**Job**
Count how many lines of the material hold "seaborn". Respond with that number alone.

==*==

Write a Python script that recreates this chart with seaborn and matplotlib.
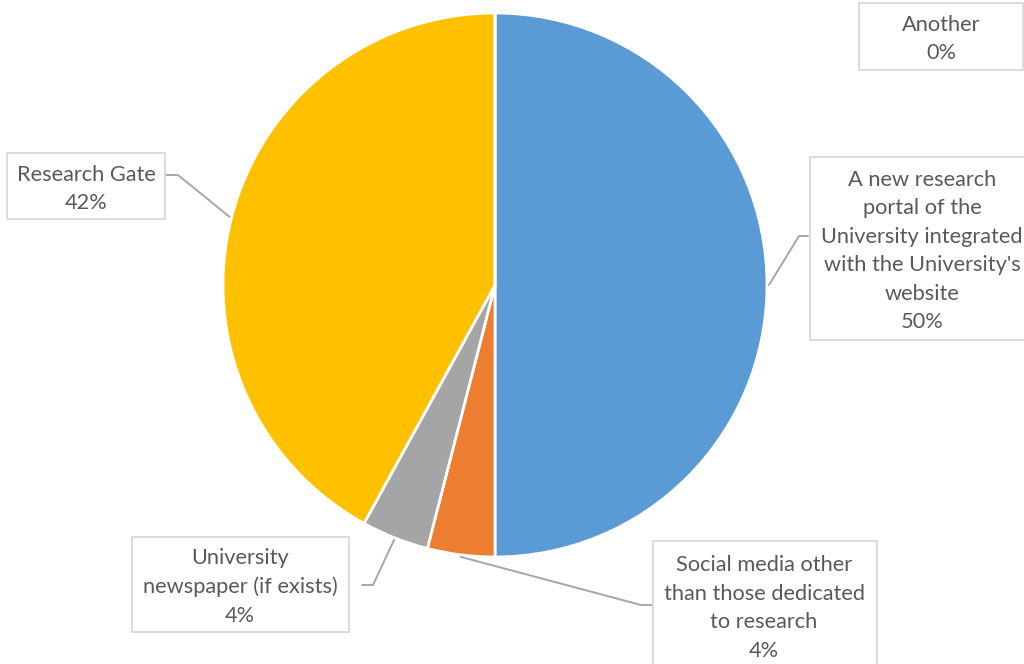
import numpy as np
import matplotlib.pyplot as plt
import matplotlib.patches as mpatches
import seaborn as sns

# data
categories = ["A new research\nportal of the\nUniversity integrated\nwith the University's\nwebsite",
              "Social media other\nthan those dedicated\nto research",
              "University\nnewspaper (if exists)",
              "Research Gate",
              "Another"]
values = [50, 4, 4, 42, 0]
pct_labels = ["50%", "4%", "4%", "42%", "0%"]
colors = ["#5B9BD5", "#ED7D31", "#A5A5A5", "#FFC000", "#4472C4"]

W, H = 1024, 664
def py(y):
    return H - y

sns.set_theme(style="white")
plt.rcParams['font.family'] = ['Lato', 'DejaVu Sans']

fig = plt.figure(figsize=(W / 100, H / 100), dpi=100)
ax = fig.add_axes([0, 0, 1, 1])

cx, cy, r = 495, py(285), 272
wedges, _ = ax.pie(values, colors=colors, startangle=90, counterclock=False,
                   center=(cx, cy), radius=r,
                   wedgeprops=dict(edgecolor="white", linewidth=2))
ax.set_xlim(0, W)
ax.set_ylim(0, H)
ax.set_aspect("equal")
ax.axis("off")

# label boxes: (x0, y0, x1, y1) in pixels, text centre
boxes = [
    ((810, 157, 1040, 340), (922, 251)),
    ((653, 541, 877, 680), (764, 608)),
    ((132, 537, 349, 632), (240, 587)),
    ((7, 153, 165, 219), (86, 189)),
    ((859, 3, 1023, 70), (941, 39)),
]
# leader line elbows: start point, elbow
leaders = [
    ((808, 236), (799, 236)),
    ((653, 605), (641, 605)),
    ((362, 585), (373, 585)),
    ((165, 175), (178, 175)),
    None,
]

for i, w in enumerate(wedges):
    (x0, y0, x1, y1), (tx, ty) = boxes[i]
    ax.add_patch(mpatches.Rectangle((x0, py(y1)), x1 - x0, y1 - y0,
                                    facecolor="white", edgecolor="#D9D9D9",
                                    linewidth=1.3, zorder=3))
    ax.text(tx, py(ty), categories[i] + "\n" + pct_labels[i], ha="center", va="center",
            fontsize=15.7, color="#595959", linespacing=1.53, zorder=4)
    if leaders[i] is not None:
        mid = np.deg2rad((w.theta1 + w.theta2) / 2)
        ex, ey = cx + (r + 2) * np.cos(mid), cy + (r + 2) * np.sin(mid)
        (sx, sy), (bx, by) = leaders[i]
        ax.plot([sx, bx, ex], [py(sy), py(by), ey], color="#A6A6A6", lw=1.4, zorder=2)

fig.savefig("out.png", dpi=100)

==*==

**Finished answer**
2